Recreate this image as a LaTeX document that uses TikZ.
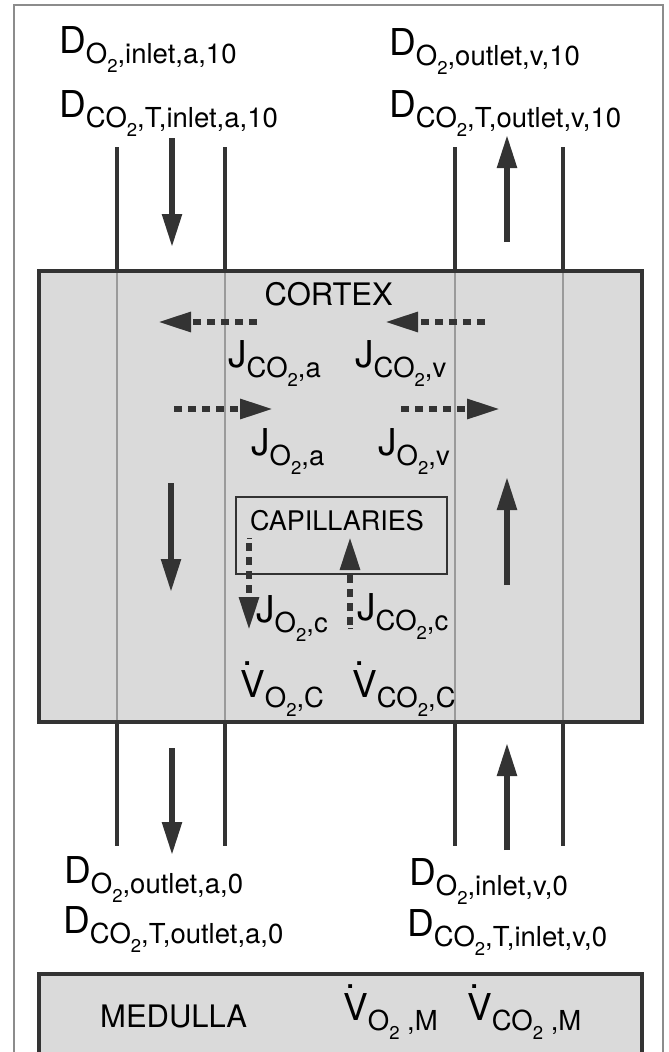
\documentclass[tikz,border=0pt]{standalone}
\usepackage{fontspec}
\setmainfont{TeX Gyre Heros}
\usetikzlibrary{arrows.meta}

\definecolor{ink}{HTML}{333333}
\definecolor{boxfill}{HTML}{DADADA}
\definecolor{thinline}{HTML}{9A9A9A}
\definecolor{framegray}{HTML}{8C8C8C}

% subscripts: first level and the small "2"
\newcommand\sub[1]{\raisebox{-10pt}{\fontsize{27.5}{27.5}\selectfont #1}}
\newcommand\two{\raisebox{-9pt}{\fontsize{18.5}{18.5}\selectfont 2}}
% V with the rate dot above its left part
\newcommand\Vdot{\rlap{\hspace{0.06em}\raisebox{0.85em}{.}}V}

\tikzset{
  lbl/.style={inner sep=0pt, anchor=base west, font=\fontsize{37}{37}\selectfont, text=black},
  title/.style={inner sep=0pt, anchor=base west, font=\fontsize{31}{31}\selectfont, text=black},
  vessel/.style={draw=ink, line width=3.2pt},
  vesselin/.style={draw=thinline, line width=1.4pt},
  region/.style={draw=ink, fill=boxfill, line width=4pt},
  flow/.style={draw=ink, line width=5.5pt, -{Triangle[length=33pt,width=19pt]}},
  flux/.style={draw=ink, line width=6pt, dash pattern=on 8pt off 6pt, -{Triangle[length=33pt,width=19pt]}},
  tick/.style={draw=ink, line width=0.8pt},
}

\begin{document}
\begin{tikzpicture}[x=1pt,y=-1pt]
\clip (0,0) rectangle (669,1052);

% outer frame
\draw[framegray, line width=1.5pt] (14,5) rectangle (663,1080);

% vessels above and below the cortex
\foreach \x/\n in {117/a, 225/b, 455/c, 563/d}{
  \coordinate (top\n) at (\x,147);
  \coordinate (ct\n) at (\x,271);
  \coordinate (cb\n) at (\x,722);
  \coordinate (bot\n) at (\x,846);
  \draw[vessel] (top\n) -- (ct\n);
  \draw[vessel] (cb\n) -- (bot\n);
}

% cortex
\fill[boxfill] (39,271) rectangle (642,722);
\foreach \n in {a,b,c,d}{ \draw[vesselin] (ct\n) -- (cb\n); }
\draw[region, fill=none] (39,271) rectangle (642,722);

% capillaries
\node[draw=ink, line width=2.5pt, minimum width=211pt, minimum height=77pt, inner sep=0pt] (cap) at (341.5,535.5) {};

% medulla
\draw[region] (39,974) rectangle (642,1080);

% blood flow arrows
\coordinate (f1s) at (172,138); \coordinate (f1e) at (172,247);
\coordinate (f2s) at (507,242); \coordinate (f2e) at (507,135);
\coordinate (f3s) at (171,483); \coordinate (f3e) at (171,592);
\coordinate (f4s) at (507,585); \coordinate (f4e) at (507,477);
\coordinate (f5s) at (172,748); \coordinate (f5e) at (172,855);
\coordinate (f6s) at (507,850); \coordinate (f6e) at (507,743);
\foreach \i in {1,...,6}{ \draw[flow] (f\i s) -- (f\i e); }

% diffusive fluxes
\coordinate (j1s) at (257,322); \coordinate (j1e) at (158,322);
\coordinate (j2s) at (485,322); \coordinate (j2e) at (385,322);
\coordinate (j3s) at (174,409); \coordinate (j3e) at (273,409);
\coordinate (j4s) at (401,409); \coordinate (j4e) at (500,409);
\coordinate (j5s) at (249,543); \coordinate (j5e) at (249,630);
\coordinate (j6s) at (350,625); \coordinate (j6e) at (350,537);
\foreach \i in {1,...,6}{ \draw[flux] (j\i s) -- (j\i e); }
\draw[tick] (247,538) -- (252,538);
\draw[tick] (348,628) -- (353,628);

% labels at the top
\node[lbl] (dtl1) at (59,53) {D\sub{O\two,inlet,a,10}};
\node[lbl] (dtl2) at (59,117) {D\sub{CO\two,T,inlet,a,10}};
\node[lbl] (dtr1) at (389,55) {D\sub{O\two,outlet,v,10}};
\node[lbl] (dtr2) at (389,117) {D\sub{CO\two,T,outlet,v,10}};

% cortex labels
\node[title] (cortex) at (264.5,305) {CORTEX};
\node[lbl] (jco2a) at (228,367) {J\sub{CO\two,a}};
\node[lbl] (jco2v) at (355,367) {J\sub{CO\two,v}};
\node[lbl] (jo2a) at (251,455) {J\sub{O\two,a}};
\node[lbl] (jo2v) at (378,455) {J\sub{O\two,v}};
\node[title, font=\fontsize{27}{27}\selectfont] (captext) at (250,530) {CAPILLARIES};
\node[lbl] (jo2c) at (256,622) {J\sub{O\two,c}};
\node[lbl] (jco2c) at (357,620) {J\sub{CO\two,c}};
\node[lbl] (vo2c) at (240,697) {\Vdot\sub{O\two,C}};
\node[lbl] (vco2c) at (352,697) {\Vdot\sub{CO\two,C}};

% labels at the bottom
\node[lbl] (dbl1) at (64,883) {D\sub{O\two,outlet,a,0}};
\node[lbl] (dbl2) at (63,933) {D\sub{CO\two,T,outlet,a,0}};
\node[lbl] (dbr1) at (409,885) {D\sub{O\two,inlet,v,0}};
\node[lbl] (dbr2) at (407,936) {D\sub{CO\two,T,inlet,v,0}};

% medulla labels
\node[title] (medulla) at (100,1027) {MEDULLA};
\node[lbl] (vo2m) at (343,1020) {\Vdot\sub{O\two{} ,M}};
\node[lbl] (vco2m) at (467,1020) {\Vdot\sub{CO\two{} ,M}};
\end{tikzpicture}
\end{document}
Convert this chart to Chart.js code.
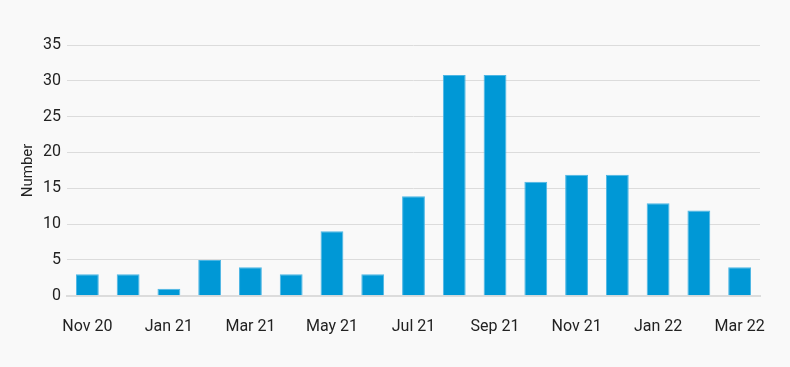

AIM OF THE EXERCISE
Print the full listing exactly, dropping the pictures.

TASK RESPONSE
Recreate this image as a LaTeX document that uses TikZ.
\documentclass[tikz,border=0pt]{standalone}
\usepackage{fontspec}
\setmainfont{TeX Gyre Heros}
\usetikzlibrary{arrows.meta}

\definecolor{ink}{HTML}{333333}
\definecolor{boxfill}{HTML}{DADADA}
\definecolor{thinline}{HTML}{9A9A9A}
\definecolor{framegray}{HTML}{8C8C8C}

% subscripts: first level and the small "2"
\newcommand\sub[1]{\raisebox{-10pt}{\fontsize{27.5}{27.5}\selectfont #1}}
\newcommand\two{\raisebox{-9pt}{\fontsize{18.5}{18.5}\selectfont 2}}
% V with the rate dot above its left part
\newcommand\Vdot{\rlap{\hspace{0.06em}\raisebox{0.85em}{.}}V}

\tikzset{
  lbl/.style={inner sep=0pt, anchor=base west, font=\fontsize{37}{37}\selectfont, text=black},
  title/.style={inner sep=0pt, anchor=base west, font=\fontsize{31}{31}\selectfont, text=black},
  vessel/.style={draw=ink, line width=3.2pt},
  vesselin/.style={draw=thinline, line width=1.4pt},
  region/.style={draw=ink, fill=boxfill, line width=4pt},
  flow/.style={draw=ink, line width=5.5pt, -{Triangle[length=33pt,width=19pt]}},
  flux/.style={draw=ink, line width=6pt, dash pattern=on 8pt off 6pt, -{Triangle[length=33pt,width=19pt]}},
  tick/.style={draw=ink, line width=0.8pt},
}

\begin{document}
\begin{tikzpicture}[x=1pt,y=-1pt]
\clip (0,0) rectangle (669,1052);

% outer frame
\draw[framegray, line width=1.5pt] (14,5) rectangle (663,1080);

% vessels above and below the cortex
\foreach \x/\n in {117/a, 225/b, 455/c, 563/d}{
  \coordinate (top\n) at (\x,147);
  \coordinate (ct\n) at (\x,271);
  \coordinate (cb\n) at (\x,722);
  \coordinate (bot\n) at (\x,846);
  \draw[vessel] (top\n) -- (ct\n);
  \draw[vessel] (cb\n) -- (bot\n);
}

% cortex
\fill[boxfill] (39,271) rectangle (642,722);
\foreach \n in {a,b,c,d}{ \draw[vesselin] (ct\n) -- (cb\n); }
\draw[region, fill=none] (39,271) rectangle (642,722);

% capillaries
\node[draw=ink, line width=2.5pt, minimum width=211pt, minimum height=77pt, inner sep=0pt] (cap) at (341.5,535.5) {};

% medulla
\draw[region] (39,974) rectangle (642,1080);

% blood flow arrows
\coordinate (f1s) at (172,138); \coordinate (f1e) at (172,247);
\coordinate (f2s) at (507,242); \coordinate (f2e) at (507,135);
\coordinate (f3s) at (171,483); \coordinate (f3e) at (171,592);
\coordinate (f4s) at (507,585); \coordinate (f4e) at (507,477);
\coordinate (f5s) at (172,748); \coordinate (f5e) at (172,855);
\coordinate (f6s) at (507,850); \coordinate (f6e) at (507,743);
\foreach \i in {1,...,6}{ \draw[flow] (f\i s) -- (f\i e); }

% diffusive fluxes
\coordinate (j1s) at (257,322); \coordinate (j1e) at (158,322);
\coordinate (j2s) at (485,322); \coordinate (j2e) at (385,322);
\coordinate (j3s) at (174,409); \coordinate (j3e) at (273,409);
\coordinate (j4s) at (401,409); \coordinate (j4e) at (500,409);
\coordinate (j5s) at (249,543); \coordinate (j5e) at (249,630);
\coordinate (j6s) at (350,625); \coordinate (j6e) at (350,537);
\foreach \i in {1,...,6}{ \draw[flux] (j\i s) -- (j\i e); }
\draw[tick] (247,538) -- (252,538);
\draw[tick] (348,628) -- (353,628);

% labels at the top
\node[lbl] (dtl1) at (59,53) {D\sub{O\two,inlet,a,10}};
\node[lbl] (dtl2) at (59,117) {D\sub{CO\two,T,inlet,a,10}};
\node[lbl] (dtr1) at (389,55) {D\sub{O\two,outlet,v,10}};
\node[lbl] (dtr2) at (389,117) {D\sub{CO\two,T,outlet,v,10}};

% cortex labels
\node[title] (cortex) at (264.5,305) {CORTEX};
\node[lbl] (jco2a) at (228,367) {J\sub{CO\two,a}};
\node[lbl] (jco2v) at (355,367) {J\sub{CO\two,v}};
\node[lbl] (jo2a) at (251,455) {J\sub{O\two,a}};
\node[lbl] (jo2v) at (378,455) {J\sub{O\two,v}};
\node[title, font=\fontsize{27}{27}\selectfont] (captext) at (250,530) {CAPILLARIES};
\node[lbl] (jo2c) at (256,622) {J\sub{O\two,c}};
\node[lbl] (jco2c) at (357,620) {J\sub{CO\two,c}};
\node[lbl] (vo2c) at (240,697) {\Vdot\sub{O\two,C}};
\node[lbl] (vco2c) at (352,697) {\Vdot\sub{CO\two,C}};

% labels at the bottom
\node[lbl] (dbl1) at (64,883) {D\sub{O\two,outlet,a,0}};
\node[lbl] (dbl2) at (63,933) {D\sub{CO\two,T,outlet,a,0}};
\node[lbl] (dbr1) at (409,885) {D\sub{O\two,inlet,v,0}};
\node[lbl] (dbr2) at (407,936) {D\sub{CO\two,T,inlet,v,0}};

% medulla labels
\node[title] (medulla) at (100,1027) {MEDULLA};
\node[lbl] (vo2m) at (343,1020) {\Vdot\sub{O\two{} ,M}};
\node[lbl] (vco2m) at (467,1020) {\Vdot\sub{CO\two{} ,M}};
\end{tikzpicture}
\end{document}
Convert this chart to Chart.js code.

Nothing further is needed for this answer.